The Glenwood Shoreline is an ancient shoreline of the precursor to Lake Michigan, Lake Chicago. It is named after the town of Glenwood, Illinois. The shoreline was formed when the lake was higher during the last Ice Age, while ice blocked the Straits of Mackinac. After the straits were freed, the lake receded and left behind a sand ridge at an elevation of about 640 feet (200 m) where the shore resided. This ridge can be seen clearly in Glenwood, Illinois, Dyer, Indiana, and Schererville, Indiana, all south of Chicago.
The two higher beaches of Lake Chicago, the Glenwood and the Calumet, are not visible along the northern part of the Lake Michigan. The readvance of ice lobe may have buried or eroded any northern remains.
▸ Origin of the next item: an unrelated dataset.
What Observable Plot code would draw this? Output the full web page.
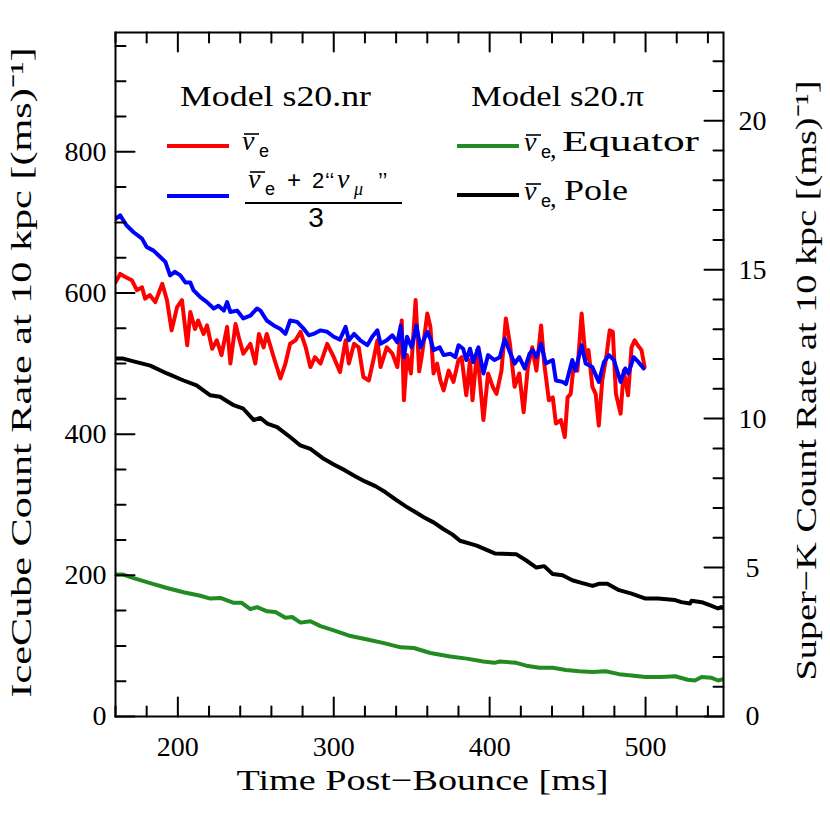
<!DOCTYPE html>
<html><head><meta charset="utf-8">
<script src="https://cdn.jsdelivr.net/npm/d3@7"></script>
<script src="https://cdn.jsdelivr.net/npm/@observablehq/plot@0.6"></script>
<style>html,body{margin:0;padding:0;background:#fff}svg{display:block}</style>
</head><body><div id="chart"></div>
<script>
// ---- data ----
const redT = [160,163,166,170.5,173.7,177,179,182,185.5,190,193,196,199.5,202.6,206,208,211,213,216.5,218.7,222,225,228,231.6,233.7,237,239,242,246.5,249.7,252,255,257,261.5,265.8,269,272,275.5,278.7,282,285,288,291.5,295.8,300,304,307.6,309.7,313,316,319,322.5,325.8,328,330,334,337.6,340.8,343.6,345,347,349.5,352.5,354.8,356.7,360,362,364,366.3,368.4,370.5,373.7,376.8,380,382,385,387.4,389,392,396,399,402,404.4,407.6,410.4,413,416,419,421.8,424.5,427.3,430,433,435,438,440.5,442.5,445.7,448.2,450,452,454,456.3,459,461.6,463.4,465.9,468,470,472.2,474.8,477,479,481,484,486,488.8,491,493,495,497.4,499.4];
const redV = [615,627,623,618,604,608,592,597,587,613,590,547,580,590,526,573,549,561,542,554,521,533,512,552,500,556,538,514,528,500,542,523,542,509,479,500,528,533,545,523,495,509,500,528,509,488,533,500,528,523,481,476,509,533,495,523,514,495,561,448,512,486,590,489,514,571,552,486,500,476,462,490,474,505,509,455,505,448,519,420,486,467,457,490,564,528,467,486,431,495,523,490,554,500,448,452,415,420,396,452,457,500,490,571,505,519,467,457,412,476,509,547,545,457,429,490,455,523,533,526,519,495];

const blueT = [160,163,167,171.6,177,180,184.4,188.7,192,195,198,201.6,204.8,208,210,214.4,218.7,223,226,229.5,231.6,233.7,238,242,246.5,250.8,253,257,261.5,265.8,269,272,276.5,280.8,284,287,291.5,295.8,300,304,307.6,309.7,313,317,321.5,324.7,328,330,334,337.6,340.8,343,345,347,350,353,355.6,360,362,364,368,370.5,374.7,378,380,383,385,387.4,389.5,392.8,396,399,403,406.5,409.7,413,416,419,422.5,425.6,427.7,430,433,436,440.5,442.5,446.8,449,451,453,455,459,461.6,465.8,470,473.3,476.5,479.7,484,487,489,492.4,495.5,498.8];
const blueV = [705,710,696,686,677,665,660,651,644,625,630,625,615,615,604,594,587,578,582,575,587,573,575,564,568,578,575,561,554,549,542,561,559,549,540,542,547,545,538,534,552,533,542,533,526,538,547,528,533,540,530,554,509,538,523,554,523,545,535,519,523,512,514,509,526,521,505,521,502,523,486,512,505,509,535,516,500,509,493,514,519,509,528,500,505,476,474,471,488,505,490,526,500,495,474,502,512,505,474,493,486,509,502,493];

const greenT = [160,165,171.6,182.3,193,203.7,214.4,220.8,227.3,235.8,241,246.5,250.8,257.3,262.6,269,273.3,278.7,285,291.5,300,310.8,321.5,332.2,343,351.4,362,374.7,385.3,396,403,406.5,417,423.5,432,440.4,449,457.4,466,474.3,483,491,500,510,519,527,531.6,536,542,546.5,550];
const greenV = [201,201,196,189,182,176,171,167,168,161,161,152,155,149,148,140,141,133,135,128,122,114,109,104,98,97,90,85,82,78,76,78,76,72,69,69,66,64,63,64,60,58,56,56,57,52,51,56,55,51,53];

const blackT = [160,165,171.6,182.3,193,203.7,212,220.8,227,235.8,242,248.7,253,257.3,263.7,272,278.6,285,293.6,300,307,314,320,327,333,340,346,352,358,364,370,376,381,391.7,403.3,417,423.5,430,435,440.4,446.8,453,459.5,466,470,475.5,483,491,500,508,519,523,528.5,529.5,536,542,546.5,548.5,550];
const blackV = [507,507,503,497,486,476,469,455,453,441,436,420,423,415,410,396,384,379,365,357,349,340,333,326,318,307,298,290,282,275,266,258,249,242,231,230,221,211,213,202,200,193,189,185,188,188,179,174,167,167,165,162,160,164,162,157,153,155,154];

// axes / ticks
const xMajor = [200,300,400,500];
const xMinor = [160,180,220,240,260,280,320,340,360,380,420,440,460,480,520,540];
const yMajor = [0,200,400,600,800];
const yMinor = [50,100,150,250,300,350,450,500,550,650,700,750,850,900,950];
const skMajor = [0,5,10,15,20];
const skMinor = [1,2,3,4,6,7,8,9,11,12,13,14,16,17,18,19,21,22];
const skPerIceCube = 42.2; // IceCube rate / Super-K rate (two axes)

const xTitle = "Time Post\u2212Bounce [ms]";
const yTitleLeft = "IceCube Count Rate at 10 kpc [(ms)\u207B\u00B9]";
const yTitleRight = "Super\u2212K Count Rate at 10 kpc [(ms)\u207B\u00B9]";
const legendTitles = ["Model s20.nr", "Model s20.\u03C0"];
const legendNames = ["Equator", "Pole"];

// ---- build table ----
const toRows = (T, V, s) => T.map((t, i) => ({t, v: V[i], s}));
const red = toRows(redT, redV, "red");
const blue = toRows(blueT, blueV, "blue");
const green = toRows(greenT, greenV, "green");
const black = toRows(blackT, blackV, "black");

const tickShape = {draw(ctx, l) { ctx.moveTo(0, 0); ctx.lineTo(0, -l); }};
const tk = (data, opts, len) => Plot.vector(data, {...opts, length: len, anchor: "start", shape: tickShape, stroke: "black", strokeWidth: 2});

const svg = Plot.plot({
  width: 830, height: 830,
  marginLeft: 115, marginRight: 107, marginTop: 32, marginBottom: 114,
  style: {fontFamily: "'Liberation Serif', serif", background: "white", color: "black"},
  x: {domain: [160, 550]},
  y: {domain: [0, 969]},
  marks: [
    Plot.line(red, {x: "t", y: "v", stroke: "#ff0000", strokeWidth: 4, clip: true}),
    Plot.line(blue, {x: "t", y: "v", stroke: "#0000ff", strokeWidth: 4, clip: true}),
    Plot.line(green, {x: "t", y: "v", stroke: "#228b22", strokeWidth: 4, clip: true}),
    Plot.line(black, {x: "t", y: "v", stroke: "#000000", strokeWidth: 4, clip: true}),
    Plot.frame({stroke: "black", strokeWidth: 2}),
    tk(xMinor, {x: d => d, frameAnchor: "bottom", rotate: 0}, 10),
    tk(xMajor, {x: d => d, frameAnchor: "bottom", rotate: 0}, 19),
    tk(xMinor, {x: d => d, frameAnchor: "top", rotate: 180}, 10),
    tk(xMajor, {x: d => d, frameAnchor: "top", rotate: 180}, 19),
    tk(yMinor, {y: d => d, frameAnchor: "left", rotate: 90}, 10),
    tk(yMajor, {y: d => d, frameAnchor: "left", rotate: 90}, 19),
    tk(skMinor, {y: d => d * skPerIceCube, frameAnchor: "right", rotate: -90}, 10),
    tk(skMajor, {y: d => d * skPerIceCube, frameAnchor: "right", rotate: -90}, 19),
    Plot.axisX({ticks: xMajor, tickSize: 0, tickPadding: 20, fontSize: 28, label: null}),
    Plot.axisY({ticks: yMajor, tickSize: 0, tickPadding: 9, fontSize: 28, label: null}),
    Plot.axisY({anchor: "right", ticks: skMajor.map(v => v * skPerIceCube), tickFormat: d => String(Math.round(d / skPerIceCube)),
      tickSize: 0, tickPadding: 29, textAnchor: "middle", fontSize: 28, label: null}),
    Plot.text([xTitle], {text: d => d, frameAnchor: "bottom", dy: 73, dx: -183, textAnchor: "start", lineAnchor: "bottom", fontSize: 30}),
    Plot.text([yTitleLeft], {text: d => d, frameAnchor: "left", dx: -94, dy: 323, rotate: -90, textAnchor: "start", lineAnchor: "middle", fontSize: 30}),
    Plot.text([yTitleRight], {text: d => d, frameAnchor: "right", dx: 83, dy: 306, rotate: -90, textAnchor: "start", lineAnchor: "middle", fontSize: 30})
  ]
});

const S = d3.select(svg);
const stretch = (str, L) => S.selectAll("text").filter(function() { return this.textContent === str; })
  .attr("textLength", L).attr("lengthAdjust", "spacingAndGlyphs");
stretch(xTitle, 372);
stretch(yTitleLeft, 650);
stretch(yTitleRight, 600);

// ---- legend ----
const lg = S.append("g").attr("font-family", "'Liberation Serif', serif").attr("fill", "black").attr("text-anchor", "start");
const seg = (x1, x2, y, c, w) => lg.append("line").attr("x1", x1).attr("x2", x2).attr("y1", y).attr("y2", y).attr("stroke", c).attr("stroke-width", w);
const txt = (x, y, s, size, o = {}) => {
  const t = lg.append("text").attr("x", x).attr("y", y).attr("font-size", size).attr("text-anchor", o.anchor || "start").text(s);
  if (o.fam) t.attr("font-family", o.fam);
  if (o.it) t.attr("font-style", "italic");
  if (o.len) t.attr("textLength", o.len).attr("lengthAdjust", "spacingAndGlyphs");
  return t;
};
const nuBar = (x, base) => {
  txt(x, base, "\u03BD", 28, {it: true});
  seg(x + 2, x + 17, base - 16, "black", 1.6);
  txt(x + 17, base + 7, "e", 18, {fam: "'Liberation Sans', sans-serif"});
};
txt(180, 106, legendTitles[0], 30, {len: 191});
txt(471, 106, legendTitles[1], 30, {len: 173});
// red
seg(167, 229, 146, "#ff0000", 4);
nuBar(242, 150);
// blue
seg(167, 229, 196, "#0000ff", 4);
nuBar(248, 188);
txt(287, 188, "+", 24, {fam: "'Liberation Sans', sans-serif"});
txt(312, 188, "2", 22, {fam: "'Liberation Sans', sans-serif"});
txt(325, 188, "\u2018\u2018", 22, {fam: "'Liberation Sans', sans-serif"});
txt(337, 188, "\u03BD", 28, {it: true});
txt(354, 195, "\u03BC", 18, {it: true});
txt(378, 188, "\u2019\u2019", 22, {fam: "'Liberation Sans', sans-serif"});
seg(245, 402, 203, "black", 2);
txt(316, 227, "3", 28, {fam: "'Liberation Sans', sans-serif", anchor: "middle"});
// green
seg(457, 519, 146, "#228b22", 4);
nuBar(524, 151);
txt(550, 158, ",", 26);
txt(562, 151, legendNames[0], 30, {len: 137});
// black
seg(457, 519, 195, "#000000", 4);
nuBar(524, 200);
txt(550, 207, ",", 26);
txt(564, 200, legendNames[1], 30, {len: 64});

document.getElementById("chart").appendChild(svg);
</script>
</body></html>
The Glenwood beach is the highest beach formed by Lake Chicago. In the Wisconsin it lies close to the shore of Lake Michigan and has been eroded by the modern lake and Lakes Nipissing and Algonquin. Southward into Illinois the remnants are broken by erosion, until reaching the area of Winnetka. From here, the beach is further inland a nearly continuous around the city of Chicago into Indiana at Chesterton. Northward into Michigan is follows the west edge of Covert Ridge into Holland. The ridge is park of the Lake Border moraine. The beach reaches back more than 2 miles (3.2 km) from the modern shoreline while in other places, the modern lake as eroded the old beach shore. North of Holland it passes through the Grand and Muskegon valleys and can be from 6 miles (9.7 km) to 20 miles (32 km) from Lake Michigan. 10 miles (16 km) north of the Muskegon River the beach returns to the shore of Lake Michigan.